An Appalachian State fraternity member is also accused of being part of the drug ring, selling to fellow App State students as well as people in Chapel Hill.

Investigators also identified a female Duke student as being responsible for distributing cocaine to students at Duke and to fraternity members at UNC.

A primary supplier from California was the first person charged. According to court documents, from March 2017 until March 22, 2019, he supplied approximately 200 pounds of marijuana and two kilograms of cocaine weekly to a cooperating defendant in Orange County. Law enforcement operations at locations associated with the subject in Carrboro and Hillsborough resulted in the seizure of 148.75 pounds of marijuana, 442 grams of cocaine, 189 Xanax pills, steroids, human growth hormone, other narcotics, and approximately $27,775 in U.S. currency.

The investigation showed that payment for drugs was made using Venmo and by sending cash through the U.S. mail. That supplier pleaded guilty to on Nov. 24 and was sentenced to 73 months in prison.

The five defendants indicted for conspiracy to distribute cocaine and conspiracy to distribute marijuana face terms of imprisonment ranging from 10 years to life.

"College communities should be a safe haven for young adults to get a higher education. Not a place where illegal drugs are easily accessible," DEA agent Matt O'Brien said. "The arrest of these drug traffickers makes these college campuses and their respective communities safer."

UNC-Chapel Hill Chancellor Kevin Guskiewicz issued the following statement about the allegations; "We are extremely disappointed to learn of these alleged actions on our campus. The University is committed to working with law enforcement to fully understand the involvement of any university individuals or organizations so that disciplinary action can be taken. Although none of the individuals named today are currently enrolled students, we will remain vigilant and continue to work with our law enforcement partners to identify and address any illegal drug use on our campus. Our community can be certain that the University will enforce the student conduct code to the fullest extent possible."
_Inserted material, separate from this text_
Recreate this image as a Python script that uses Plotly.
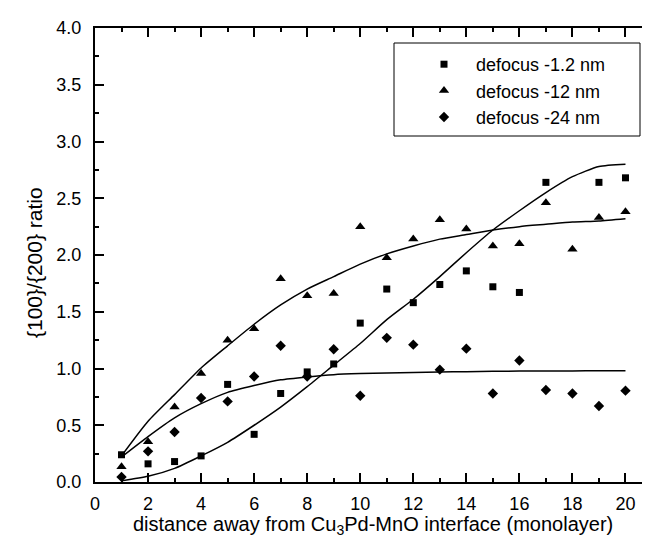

A representative of Phi Gamma Delta issued the following statement: "It is shocking to learn of the allegations involving our chapter and others at the University of North Carolina. These allegations are very serious, suggest conduct which violate our policies and values, and we have zero tolerance for the alleged actions. We are committed to working with law enforcement and the University to fully understand the involvement of our members."